Taxes are a real drag. Nobody enjoys paying them, and of course, the only direct benefit you derive from them is a refund cheque that comes every year (right?), so it's easy to write them off as needlessly complicated bureaucratic excess—hence the popularity of alternate tax schemes. The one that has had the most attention this year, thanks to Ron Paul's refreshingly quaint campaign for the GOP nomination, is called Fair Tax.

The most often overlooked (or glossed over?) problem with the Fair Tax scheme is that it would effectively be a regressive income tax, rather than the current progressive income tax we have. It is simply a fact that the wealthy spend a smaller percentage of their total incomes than a normal family, or a family in poverty1. The only response I've had to this is to set up a progressive system of deductions and exemptions to reimburse poorer families for this tax at the end of every month... which sounds even more complicated than the current system.
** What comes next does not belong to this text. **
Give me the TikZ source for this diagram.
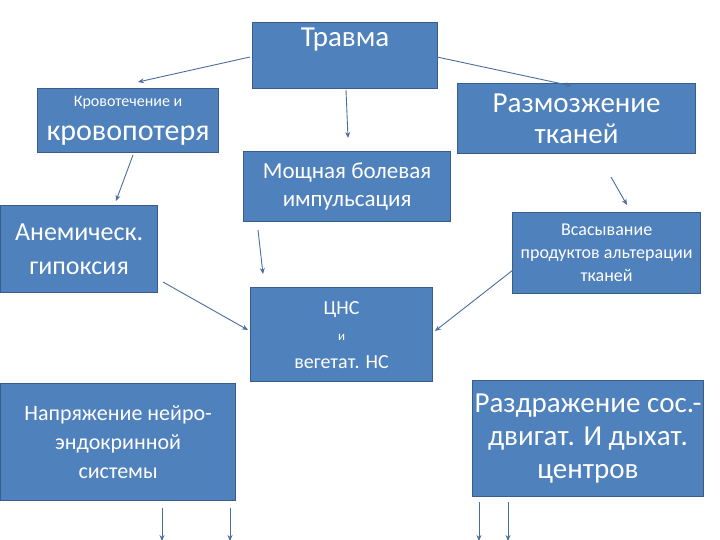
\documentclass[tikz,border=0pt]{standalone}
\usepackage{fontspec}
\setmainfont{Carlito}
\usetikzlibrary{arrows.meta}
\definecolor{boxfill}{HTML}{4F81BD}
\definecolor{boxline}{HTML}{385D8A}
\definecolor{arr}{HTML}{4A6F9E}
\newcommand{\fs}[2]{\fontsize{#1}{#2}\selectfont}
\tikzset{
  box/.style={draw=boxline, line width=1.2pt, fill=boxfill, text=white, align=center, inner sep=2pt, anchor=north west},
  arw/.style={draw=arr, line width=0.9pt, -{Stealth[length=6pt,width=5pt]}},
}
\begin{document}
\begin{tikzpicture}[x=1pt,y=-1pt]
\useasboundingbox[fill=white] (0,0) rectangle (720,540);
\node[box, minimum width=185, minimum height=66, font=\fs{29}{32}] (trauma) at (252,22) {Травма\\[4pt]};
\node[box, minimum width=181, minimum height=64, font=\fs{30}{32}] (blood) at (37,88) {{\fs{16}{18}Кровотечение и}\\[2pt]кровопотеря};
\node[box, minimum width=238, minimum height=70, font=\fs{29}{31}] (crush) at (457,83) {Размозжение\\тканей};
\node[box, minimum width=207, minimum height=70, font=\fs{23}{28}] (pain) at (243,151) {Мощная болевая\\импульсация};
\node[box, minimum width=157, minimum height=87, font=\fs{26}{34}] (anem) at (0,205) {Анемическ.\\гипоксия};
\node[box, minimum width=188, minimum height=81, font=\fs{18}{23}] (absorb) at (512,212) {Всасывание\\продуктов альтерации\\тканей};
\node[box, minimum width=182, minimum height=94, font=\fs{20}{22}] (cns) at (250,287) {ЦНС\\[4pt]{\fs{13}{14}и}\\[6pt]вегетат. НС};
\node[box, minimum width=235, minimum height=117, font=\fs{22}{29}] (neuro) at (0,383) {Напряжение нейро-\\эндокринной\\системы};
\node[box, minimum width=221, minimum height=116, font=\fs{29}{33}] (irrit) at (472,380) {Раздражение сос.-\\двигат.  И дыхат.\\центров};
% arrows
\coordinate (a1s) at (250,57); \coordinate (a1e) at (138,82);
\coordinate (a2s) at (437,57); \coordinate (a2e) at (572,86);
\coordinate (a3s) at (346,90); \coordinate (a3e) at (348,138);
\coordinate (a4s) at (133,155); \coordinate (a4e) at (116,201);
\coordinate (a5s) at (611,177); \coordinate (a5e) at (627,205);
\coordinate (a6s) at (258,230); \coordinate (a6e) at (263,274);
\coordinate (a7s) at (163,282); \coordinate (a7e) at (248,330);
\coordinate (a8s) at (513,270); \coordinate (a8e) at (435,331);
\draw[arw] (a1s) -- (a1e);
\draw[arw] (a2s) -- (a2e);
\draw[arw] (a3s) -- (a3e);
\draw[arw] (a4s) -- (a4e);
\draw[arw] (a5s) -- (a5e);
\draw[arw] (a6s) -- (a6e);
\draw[arw] (a7s) -- (a7e);
\draw[arw] (a8s) -- (a8e);
\coordinate (b1) at (162,508); \coordinate (b1e) at (162,541);
\coordinate (b2) at (230,508); \coordinate (b2e) at (230,541);
\coordinate (b3) at (479,502); \coordinate (b3e) at (479,541);
\coordinate (b4) at (508,502); \coordinate (b4e) at (508,541);
\draw[arw] (b1) -- (b1e);
\draw[arw] (b2) -- (b2e);
\draw[arw] (b3) -- (b3e);
\draw[arw] (b4) -- (b4e);
\end{tikzpicture}
\end{document}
There is always the possibility that benevolent corporations, freed from the oppression of the anachronistic and Machiavellian Internal Revenue Service, will take this regressive taxation into account and take pity on their largest group of customers and reduce the base price of products. Unfortunately, businesses seem to have forgotten the concept of externalities after a heavy cocaine binge in the 1980s, and trickle-down economics will most likely work its magic in an exciting new way, thanks to reduced taxation and government services. I shall leave the impact of this last phenomenon as an exercise for the reader.

No amount of fair taxing, no matter how regressive or progressive, will ever be as simple as it sounds, nor be any more complete than traditional income tax. One very lucrative example that comes to mind is the illegal drug trade. How can you collect a sales tax on a product that is illegal to sell or buy?

The true issue here is, of course, the fact that illegal drugs are entering the country in the first place. The war on drugs has created an environment conducive to organised crime, just like the effect Prohibition had on mob activity. The same smugglers that ship millions of dollars worth of cocaine and heroin into American ports and through the borders could just as easily smuggle humans, national secrets, or munitions.

The drugs that are coming into the country, despite the best efforts of the DEA, and even drugs produced in the country, are absolutely unsafe. Not because of the inherent potential for drugs to cause physical harm— there are a million legal and more effective ways to harm yourself—but because their production is absolutely unregulated and consumers rarely have the expertise or resources to know if they are indeed buying a legitimate drug, or if they are buying product laced with toxic cutting agents. The free market will obviously favour legitimate drugs, but the danger of smuggling leaves little room for alternate suppliers.

Consider for a moment the implications of decriminalised drugs. With reduced risk, the possibility of more structured markets and even regulations concerning contaminants, coupled with a more sensible drug education and support policy, it's conceivable that drug abuse rates will decline along with organised crime. From a civil libertarian standpoint, legislation barring adults, grown people with the right to decide for themselves on a myriad of other issues, is morally wrong.

There is, of course, no monopoly on being wrong by any metric, but the most egregious moral fracases come from our very own executive branch, 2000-2009. I could wax turbulently about the crimes committed on every level of the Bush administration, but it would simply be trite. The too-close difference in Democratic and Republican members of Congress simply results in endless filibuster sessions, empty threats, and wasteful concessions, instead of actual lawmaking; there simply aren't any more resources with which to reign in the flamboyant executive branch. What we have now is a most elegant failure of our well-designed, but perhaps naïve, constitution, and because it is in the best interests of the ruling bodies to leave it in its current state, there will likely be no progress there in the near future.

And if there is to be no reform of the underlying function of the Executive and Legislative branches, what of the Judiciary? Perhaps I am short-sighted, and I may regret these words if another Justice dies while a Republican is president, but the Supreme Court is performing its function as it should. "Legislating from the bench" is an interesting, if not strictly constitutional, way of mending some of the problems with Congress; without that pesky tradition, there would be no Roe v. Wade, Loving v. Virginia, Brown v. Board of Education, or Lawrence v. Texas.

It must be said that our government, our economy, and our lives are more complicated than the writers of the Constitution could have ever predicted in their lives. Institutions have sprung up and grown in strange directions out of necessity and political expediency, and now our world is growing ever smaller. Instant communication and rapid travel forces our hand: we must acknowledge that we are a part of a larger global economy, that culture will change as it always has, in unfamiliar directions. The notions that we can suddenly switch to a gold standard for our currency, or turn away millions of immigrants, or ignore the climate are just as anachronistic as imagining a populated moon. Our world is changing, and we may not like where it is going, but we can't get off now.